By Andy Sambidge
Emirate jumps six places to 23rd in Economist ranking of most competitive cities in 2025
Dubai has jumped up a new global list predicting the world's most competitive cities in 2025.
The emirate has risen six places from last year's edition of the Economist Intelligence Unit’s (EIU) list to 23rd, making it the top ranked city in the Middle East.
The Hot Spots 2025: Benchmarking the Future Competitiveness of Cities study, which was commissioned by Citi, lists a total of 120 cities.
Doha placed 24th, a rise of 14 places from 2012 while Abu Dhabi (39th) improved by two places.
Kuwait City was placed 63rd, rising 12 places, Muscat was ranked 64th, up 14 places; while Riyadh was 87th, rising 11 places.
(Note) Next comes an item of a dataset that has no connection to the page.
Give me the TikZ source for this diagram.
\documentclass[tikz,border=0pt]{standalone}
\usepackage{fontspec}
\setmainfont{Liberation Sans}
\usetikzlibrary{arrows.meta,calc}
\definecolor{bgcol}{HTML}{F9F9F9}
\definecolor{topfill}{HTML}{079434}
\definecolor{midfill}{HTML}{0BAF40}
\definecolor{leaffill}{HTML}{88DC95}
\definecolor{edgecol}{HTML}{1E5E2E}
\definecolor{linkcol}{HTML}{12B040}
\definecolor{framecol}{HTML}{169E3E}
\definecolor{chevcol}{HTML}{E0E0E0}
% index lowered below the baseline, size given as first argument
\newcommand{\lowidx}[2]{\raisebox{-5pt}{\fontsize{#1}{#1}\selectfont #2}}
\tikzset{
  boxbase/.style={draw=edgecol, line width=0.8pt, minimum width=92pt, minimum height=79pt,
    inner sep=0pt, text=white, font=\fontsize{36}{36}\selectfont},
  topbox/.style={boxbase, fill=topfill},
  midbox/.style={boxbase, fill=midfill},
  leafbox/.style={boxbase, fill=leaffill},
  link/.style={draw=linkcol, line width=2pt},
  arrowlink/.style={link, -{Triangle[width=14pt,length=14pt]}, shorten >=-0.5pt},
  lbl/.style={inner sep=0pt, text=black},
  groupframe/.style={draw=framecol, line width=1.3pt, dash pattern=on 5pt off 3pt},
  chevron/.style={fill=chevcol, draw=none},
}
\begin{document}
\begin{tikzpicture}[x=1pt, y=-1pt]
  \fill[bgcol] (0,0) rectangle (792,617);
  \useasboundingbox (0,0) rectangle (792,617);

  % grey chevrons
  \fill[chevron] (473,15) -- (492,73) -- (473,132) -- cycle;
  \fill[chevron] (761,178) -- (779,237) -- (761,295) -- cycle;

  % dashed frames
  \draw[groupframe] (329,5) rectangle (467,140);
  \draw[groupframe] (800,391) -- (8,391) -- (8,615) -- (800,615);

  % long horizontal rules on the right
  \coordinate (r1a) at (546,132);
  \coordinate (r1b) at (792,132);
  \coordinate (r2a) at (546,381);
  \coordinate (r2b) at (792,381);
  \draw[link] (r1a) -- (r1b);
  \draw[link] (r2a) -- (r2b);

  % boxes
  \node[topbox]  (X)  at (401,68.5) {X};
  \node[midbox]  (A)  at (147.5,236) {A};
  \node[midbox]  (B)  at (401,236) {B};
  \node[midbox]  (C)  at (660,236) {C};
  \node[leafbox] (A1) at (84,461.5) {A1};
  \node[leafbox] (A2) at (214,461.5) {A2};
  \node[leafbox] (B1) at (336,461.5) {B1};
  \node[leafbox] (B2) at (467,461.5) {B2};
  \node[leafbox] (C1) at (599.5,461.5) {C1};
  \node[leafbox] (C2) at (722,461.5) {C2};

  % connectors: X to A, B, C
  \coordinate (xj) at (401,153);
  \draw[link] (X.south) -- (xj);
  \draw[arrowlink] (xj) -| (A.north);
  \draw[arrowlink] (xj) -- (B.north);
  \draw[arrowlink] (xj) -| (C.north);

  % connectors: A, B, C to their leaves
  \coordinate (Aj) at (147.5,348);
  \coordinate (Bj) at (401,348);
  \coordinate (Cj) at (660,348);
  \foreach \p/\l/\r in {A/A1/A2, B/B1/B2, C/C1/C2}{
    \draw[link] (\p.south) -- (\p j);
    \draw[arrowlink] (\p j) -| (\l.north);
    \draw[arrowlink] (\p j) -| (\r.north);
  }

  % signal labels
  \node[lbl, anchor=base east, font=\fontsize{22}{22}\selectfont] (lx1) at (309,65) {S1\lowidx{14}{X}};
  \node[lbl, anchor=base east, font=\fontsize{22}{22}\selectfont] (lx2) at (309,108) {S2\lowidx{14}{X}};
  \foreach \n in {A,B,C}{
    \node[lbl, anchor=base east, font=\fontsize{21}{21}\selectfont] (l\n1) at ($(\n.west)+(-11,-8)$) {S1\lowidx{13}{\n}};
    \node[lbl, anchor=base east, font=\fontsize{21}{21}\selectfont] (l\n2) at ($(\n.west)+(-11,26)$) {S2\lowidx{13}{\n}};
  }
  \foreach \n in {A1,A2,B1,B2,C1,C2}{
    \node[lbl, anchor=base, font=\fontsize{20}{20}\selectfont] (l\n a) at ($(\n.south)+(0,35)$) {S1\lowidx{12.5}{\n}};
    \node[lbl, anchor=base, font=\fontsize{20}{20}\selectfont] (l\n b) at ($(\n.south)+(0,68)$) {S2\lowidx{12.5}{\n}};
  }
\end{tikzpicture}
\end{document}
“Dubai is a good all-round performer and improves its ranking in seven out of eight categories. Its competitiveness is in part owing to the fact that the city has been planning actively for a future without petrochemicals for some time,” the report said.
Globally, the 10 most competitive cities in 2025 are forecast to be New York (1st), London (2nd), Singapore (3rd), Hong Kong (4th), Tokyo (5th), Sydney (6th), Paris (7th), Stockholm (8th), Chicago (9th), and Toronto (10th).
"Around the world, cities continue to evolve as the centres of innovation and engines of economic growth," said Citi CEO Michael Corbat. "Core to Citi's strategy is a focus on the 150 cities we believe will shape the world in the years ahead."
"Major cities in India, Brazil, and other emerging markets are expected to improve their competitive position and gain ground on many cities in more established economies," added Leo Abruzzese, the EIU's global forecasting director.
"Strong economic growth, improving physical infrastructure, and increasingly skilled labour forces will boost emerging cities' competitiveness, though North American and Western European cities will ultimately retain their competitive advantage."
The study ranked across eight distinct categories of competitiveness and 32 individual indicators. Categories included economic strength, physical capital, financial maturity, institutional character, human capital, global appeal, social and cultural character, and environmental and natural hazards.
Sao Paulo, Incheon and Mumbai were top movers between 2012 and 2025 while New York continued its reign as the world's most competitive city.
According to the forecast, New York is the most competitive city today, and will remain so through 2025. It tops the rankings in terms of financial maturity, and is among the most competitive in institutional character and economic strength.
It added that the Eurozone crisis will impact cities in Southern and Eastern Europe, creating a 'competitiveness divide' in the region.
For example, Madrid (joint 46th), Rome (68th), and Bucharest (80th) all fell in the rankings from 2012 to 2025.
It will rise even further thanks to the futuristic vision of the Ruler of Dubai.